HILARION ALFEYEV: Stabat Mater; Concerto grosso; Fugue on the B-A-C-H Motif; Canciones de la muerte; De profundis – Pentatone

by | Jul 14, 2015 | SACD & Other Hi-Res Reviews

HILARION ALFEYEV: Stabat Mater; Concerto grosso; Fugue on the B-A-C-H Motif; Canciones de la muerte; De profundis – Svetlana Kasyan, sop./ Artyom Dervoed, guitar/ Tatiana Porshneva, Maxim Khokholkov, violin/ Sergei Dobov, viola/ Alexander Gotgelf, cello/ Moscow Synodal Choir/ Russian National Orch./ Hilarion Alfeyev – Pentatone multichannel SACD PTC 5186 486, 74:05 [Distr. by Naxos] **1/2:

I am a huge fan of Metropolitan Hilarion Alfeyev, religious polymath,  polyglot, author extraordinaire (hundreds of books and thousands of publications), chairman of the Department of External Relations of the Russian Orthodox Church, widely-revered lecturer, double-doctorate, ecumenical denizen, and accomplished beyond all normal means of human measurement for a man only 49 years old.
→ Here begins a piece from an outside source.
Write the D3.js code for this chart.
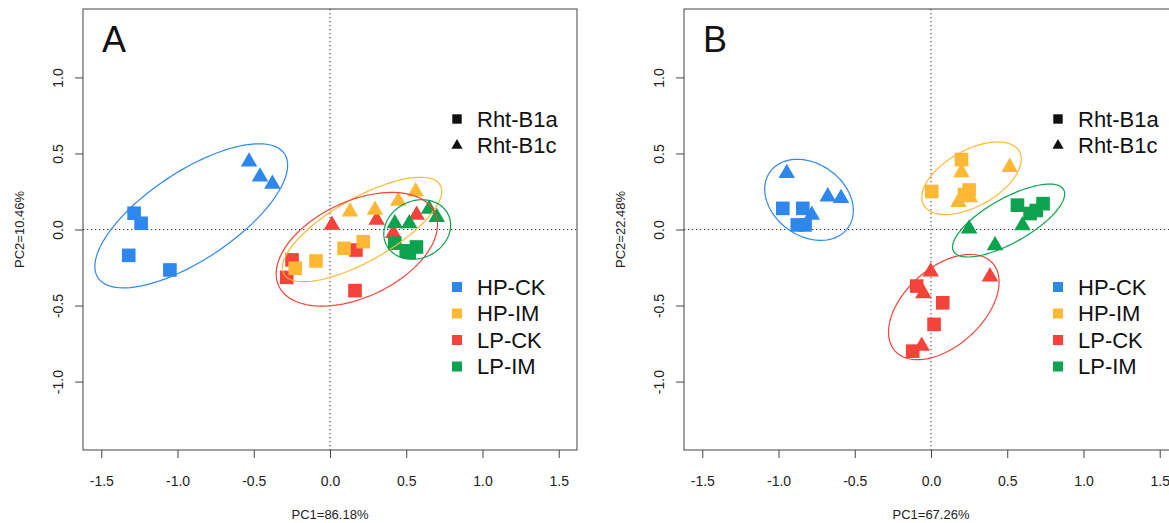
<!DOCTYPE html>
<html>
<head>
<meta charset="utf-8">
<script src="https://cdn.jsdelivr.net/npm/d3@7"></script>
<style>
  html, body { margin: 0; padding: 0; background: #fff; }
  svg { display: block; font-family: "Liberation Sans", Arial, sans-serif; }
</style>
</head>
<body>
<svg id="chart" width="1169" height="523"></svg>
<script>
// groups and their colours
const groups = ["HP-CK", "HP-IM", "LP-CK", "LP-IM"];
const groupColors = ["#2E87EC", "#FFB833", "#F4433A", "#0CA24E"];
const drawOrder = ["HP-CK", "LP-CK", "HP-IM", "LP-IM"];
const genotypes = ["Rht-B1a", "Rht-B1c"];   // square, triangle
const xTicks = [-1.5, -1.0, -0.5, 0.0, 0.5, 1.0, 1.5];
const yTicks = [-1.0, -0.5, 0.0, 0.5, 1.0];

// panel A scores: [PC1, PC2, group, genotype]
const scoresA = [
  [-1.285, 0.107, "HP-CK", "Rht-B1a"], [-1.239, 0.041, "HP-CK", "Rht-B1a"],
  [-1.320, -0.170, "HP-CK", "Rht-B1a"], [-1.050, -0.266, "HP-CK", "Rht-B1a"],
  [-0.531, 0.446, "HP-CK", "Rht-B1c"], [-0.459, 0.347, "HP-CK", "Rht-B1c"],
  [-0.378, 0.299, "HP-CK", "Rht-B1c"],
  [0.092, -0.124, "HP-IM", "Rht-B1a"], [0.218, -0.080, "HP-IM", "Rht-B1a"],
  [-0.092, -0.207, "HP-IM", "Rht-B1a"], [-0.228, -0.255, "HP-IM", "Rht-B1a"],
  [0.131, 0.117, "HP-IM", "Rht-B1c"], [0.295, 0.128, "HP-IM", "Rht-B1c"],
  [0.448, 0.188, "HP-IM", "Rht-B1c"], [0.562, 0.249, "HP-IM", "Rht-B1c"],
  [0.170, -0.135, "LP-CK", "Rht-B1a"], [-0.249, -0.200, "LP-CK", "Rht-B1a"],
  [-0.284, -0.315, "LP-CK", "Rht-B1a"], [0.164, -0.402, "LP-CK", "Rht-B1a"],
  [0.013, 0.030, "LP-CK", "Rht-B1c"], [0.306, 0.063, "LP-CK", "Rht-B1c"],
  [0.568, 0.095, "LP-CK", "Rht-B1c"], [0.415, -0.025, "LP-CK", "Rht-B1c"],
  [0.425, -0.090, "LP-IM", "Rht-B1a"], [0.500, -0.140, "LP-IM", "Rht-B1a"],
  [0.567, -0.115, "LP-IM", "Rht-B1a"], [0.520, -0.150, "LP-IM", "Rht-B1a"],
  [0.425, 0.040, "LP-IM", "Rht-B1c"], [0.520, 0.040, "LP-IM", "Rht-B1c"],
  [0.650, 0.135, "LP-IM", "Rht-B1c"], [0.700, 0.080, "LP-IM", "Rht-B1c"]
];

// panel B scores
const scoresB = [
  [-0.972, 0.139, "HP-CK", "Rht-B1a"], [-0.841, 0.139, "HP-CK", "Rht-B1a"],
  [-0.877, 0.030, "HP-CK", "Rht-B1a"], [-0.826, 0.030, "HP-CK", "Rht-B1a"],
  [-0.946, 0.370, "HP-CK", "Rht-B1c"], [-0.677, 0.216, "HP-CK", "Rht-B1c"],
  [-0.590, 0.205, "HP-CK", "Rht-B1c"], [-0.782, 0.095, "HP-CK", "Rht-B1c"],
  [0.200, 0.460, "HP-IM", "Rht-B1a"], [0.005, 0.250, "HP-IM", "Rht-B1a"],
  [0.250, 0.260, "HP-IM", "Rht-B1a"], [0.220, 0.230, "HP-IM", "Rht-B1a"],
  [0.200, 0.375, "HP-IM", "Rht-B1c"], [0.516, 0.410, "HP-IM", "Rht-B1c"],
  [0.180, 0.180, "HP-IM", "Rht-B1c"], [0.255, 0.210, "HP-IM", "Rht-B1c"],
  [-0.094, -0.372, "LP-CK", "Rht-B1a"], [0.077, -0.482, "LP-CK", "Rht-B1a"],
  [0.020, -0.624, "LP-CK", "Rht-B1a"], [-0.120, -0.800, "LP-CK", "Rht-B1a"],
  [-0.002, -0.278, "LP-CK", "Rht-B1c"], [0.387, -0.310, "LP-CK", "Rht-B1c"],
  [-0.050, -0.420, "LP-CK", "Rht-B1c"], [-0.061, -0.766, "LP-CK", "Rht-B1c"],
  [0.567, 0.160, "LP-IM", "Rht-B1a"], [0.735, 0.170, "LP-IM", "Rht-B1a"],
  [0.650, 0.105, "LP-IM", "Rht-B1a"], [0.690, 0.125, "LP-IM", "Rht-B1a"],
  [0.250, 0.005, "LP-IM", "Rht-B1c"], [0.600, 0.026, "LP-IM", "Rht-B1c"],
  [0.420, -0.105, "LP-IM", "Rht-B1c"]
];

// confidence ellipses: [group, centre PC1, centre PC2, semi-major, semi-minor, angle deg]
const ellipsesA = [
  ["HP-CK", -0.910, 0.090, 0.735, 0.290, 33.7],
  ["HP-IM", 0.210, 0.000, 0.590, 0.207, 29.7],
  ["LP-CK", 0.176, -0.130, 0.566, 0.315, 25.3],
  ["LP-IM", 0.572, 0.000, 0.226, 0.188, 26.0]
];
const ellipsesB = [
  ["HP-CK", -0.800, 0.195, 0.315, 0.237, -35.9],
  ["HP-IM", 0.266, 0.337, 0.360, 0.184, 29.4],
  ["LP-CK", 0.084, -0.510, 0.431, 0.256, 42.2],
  ["LP-IM", 0.509, 0.059, 0.414, 0.146, 29.4]
];

const panels = [
  { letter: "A", scores: scoresA, ellipses: ellipsesA, xTitle: "PC1=86.18%", yTitle: "PC2=10.46%", left: 83 },
  { letter: "B", scores: scoresB, ellipses: ellipsesB, xTitle: "PC1=67.26%", yTitle: "PC2=22.48%", left: 684 }
];

const svg = d3.select("#chart");
const color = d3.scaleOrdinal(groups, groupColors);
const boxW = 494, boxTop = 9, boxBottom = 450;
const fmt = d => d3.format(".1f")(d).replace("\u2212", "-");

panels.forEach(function (p) {
  const x = d3.scaleLinear().domain([-1.62, 1.62]).range([p.left, p.left + boxW]);
  const y = d3.scaleLinear().domain([-1.45, 1.45]).range([boxBottom, boxTop]);
  const g = svg.append("g");

  // axes (R style: ticks outside, labels below / rotated)
  const xa = g.append("g").attr("transform", "translate(0," + boxBottom + ")")
    .call(d3.axisBottom(x).tickValues(xTicks).tickFormat(fmt).tickSize(8).tickPadding(18));
  xa.select(".domain").remove();
  xa.selectAll("line").attr("stroke", "#444");
  xa.selectAll("text").attr("font-size", 14).attr("fill", "#222")
    .attr("font-family", "Liberation Sans, Arial, sans-serif");

  const ya = g.append("g").attr("transform", "translate(" + p.left + ",0)")
    .call(d3.axisLeft(y).tickValues(yTicks).tickSize(8).tickFormat(fmt));
  ya.select(".domain").remove();
  ya.selectAll("line").attr("stroke", "#444");
  ya.selectAll("text").attr("font-size", 14).attr("fill", "#222")
    .attr("font-family", "Liberation Sans, Arial, sans-serif")
    .attr("x", null).attr("dy", null)
    .attr("transform", "translate(-25,0) rotate(-90)")
    .attr("text-anchor", "middle").attr("dominant-baseline", "central");

  // axis titles
  g.append("text").attr("x", x(0)).attr("y", 519).attr("text-anchor", "middle")
    .attr("font-size", 13).attr("fill", "#222").text(p.xTitle);
  g.append("text").attr("transform", "translate(" + (p.left - 59) + "," + y(0) + ") rotate(-90)")
    .attr("text-anchor", "middle").attr("font-size", 13).attr("fill", "#222").text(p.yTitle);

  // zero reference lines
  g.append("line").attr("x1", x(-1.62)).attr("x2", x(1.62)).attr("y1", y(0)).attr("y2", y(0))
    .attr("stroke", "#333").attr("stroke-dasharray", "1.3,2.7");
  g.append("line").attr("x1", x(0)).attr("x2", x(0)).attr("y1", y(1.45)).attr("y2", y(-1.45))
    .attr("stroke", "#333").attr("stroke-dasharray", "1.3,2.7");

  // points
  const pts = p.scores.slice().sort((a, b) => drawOrder.indexOf(a[2]) - drawOrder.indexOf(b[2]));
  const tri = d3.symbol().type(d3.symbolTriangle).size(118);
  pts.forEach(function (d) {
    if (d[3] === genotypes[0]) {
      g.append("rect").attr("x", x(d[0]) - 6.8).attr("y", y(d[1]) - 6.8)
        .attr("width", 13.6).attr("height", 13.6).attr("fill", color(d[2]));
    } else {
      g.append("path").attr("d", tri).attr("transform", "translate(" + x(d[0]) + "," + y(d[1]) + ")")
        .attr("fill", color(d[2]));
    }
  });

  // ellipses
  const line = d3.line().x(d => x(d[0])).y(d => y(d[1])).curve(d3.curveLinearClosed);
  p.ellipses.forEach(function (e) {
    const th = e[5] * Math.PI / 180;
    const ring = d3.range(0, 360, 3).map(function (t) {
      const r = t * Math.PI / 180;
      const u = e[3] * Math.cos(r), v = e[4] * Math.sin(r);
      return [e[1] + u * Math.cos(th) - v * Math.sin(th), e[2] + u * Math.sin(th) + v * Math.cos(th)];
    });
    g.append("path").attr("d", line(ring)).attr("fill", "none")
      .attr("stroke", color(e[0])).attr("stroke-width", 1.2);
  });

  // box
  g.append("rect").attr("x", p.left).attr("y", boxTop).attr("width", boxW).attr("height", boxBottom - boxTop)
    .attr("fill", "none").attr("stroke", "#444").attr("stroke-width", 1);

  // panel letter
  g.append("text").attr("x", p.left + 19).attr("y", 52).attr("font-size", 36).attr("fill", "#111").text(p.letter);

  // legends
  const lx = p.left + boxW - 120;
  const legTri = d3.symbol().type(d3.symbolTriangle).size(55);
  genotypes.forEach(function (gt, i) {
    const cy = 119 + i * 26.5;
    if (i === 0) g.append("rect").attr("x", lx - 4.7).attr("y", cy - 4.7).attr("width", 9.4).attr("height", 9.4).attr("fill", "#111");
    else g.append("path").attr("d", legTri).attr("transform", "translate(" + lx + "," + cy + ")").attr("fill", "#111");
    g.append("text").attr("x", lx + 20).attr("y", cy).attr("dy", "0.36em")
      .attr("font-size", 22).attr("fill", "#111").text(gt);
  });
  groups.forEach(function (gr, i) {
    const cy = 287 + i * 26.5;
    g.append("rect").attr("x", lx - 5).attr("y", cy - 5).attr("width", 10).attr("height", 10).attr("fill", color(gr));
    g.append("text").attr("x", lx + 20).attr("y", cy).attr("dy", "0.36em")
      .attr("font-size", 22).attr("fill", "#111").text(gr);
  });
});
</script>
</body>
</html>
His theological commentaries are a breath of fresh air, and I doubt there is a more religiously-connected man in the world.

But despite the fact that from 1972 to 1982 he studied violin, piano and composition at the Moscow Gnessins School and from 1983 to 1986 at the Moscow State Conservatoire, he is no composer.

That might seem an astounding statement considering his accolades and performances, but I get the feeling it’s the groupies perpetuating the myths. This disc, with the famous though quite homogenized-sounding Russian National Orchestra and superb Moscow Synodal Choir, proves the point, and I am willing to bet any serious classical music listener will come to similar conclusions. Take the Stabat Mater for starters—the opening movement, with its chaconne-like repeated bass line and very simple variations in the choir over the top, reminds me of a conservatory composition student’s imitation of Bach. The bass line is so thoroughly predictable in its sequences, the harmony elementary, and the part leading just out-of-kilter enough with the standard rules of the time to get several big red “X”s across the score. The third movement “Sancta Mater” features an almost blatant steal from Vivaldi’s “Winter” movement of the Four Seasons coupled with Philip Glass-like repetitions that flirt with minimalism almost as “see, I can do it too” than anything integral to the piece.

The Concerto Gross offers no respite. As in most of his music, the tempos are very much the same, plodding, unrelentingly stagnant straightforward meters where 7/8 would seem like the avant-garde. I will give him some slack in the middle movement—there is actually a very lovely melody that proves one of the highlights of the disc. But compared to any Baroque offering of the form, let alone a modern version by someone like Bloch, this piece simply doesn’t rate.

The Fugue displays some interest but still moves like a dinosaur in mud; Alfeyev finds his musically spiritual leanings in Bach and seeks to find that same inspiration in his compositions, but the technical facility—not to say genius—simply are not present. De profundis treads the same ground—I wish it were otherwise—but even though there are some excursions into harmonies a little more adventurous than the other works here, he fails to make a solid emotional connection among Psalms 130, to the bittersweet 137, and transitioned to the gloriously ecstatic 135.

Oddly, the one non-religious piece here (aside from the Concerto) is the most successful. Canciones de la muerte, on poems by, of all people, Federico Garcia Lorca, displays some creative energy absent from the religious works. Perhaps Alfeyev’s attempts at the sacred are too obviously forced, as if to live up to his own professional achievements where a degree of “spirituality” is almost expected; but when let loose on the dark and very human quasi-despondencies of Lorca, some real interest is born. Alfeyev achieves a Mahlerian Kindertotenlieder atmosphere with a studied familiarity of his own countryman Mussorgsky’s Songs and Dances of Death. It won’t win any composition prizes, but does show potential and provides genuine pleasure.

Fans of Alfeyev will ignore all of this and buy the disc anyway. But I can honestly say that if another name besides Metropolitan Hilarion Alfeyev was put on the cover, there would be a far different reaction to the music. The sound is stunning and a little close.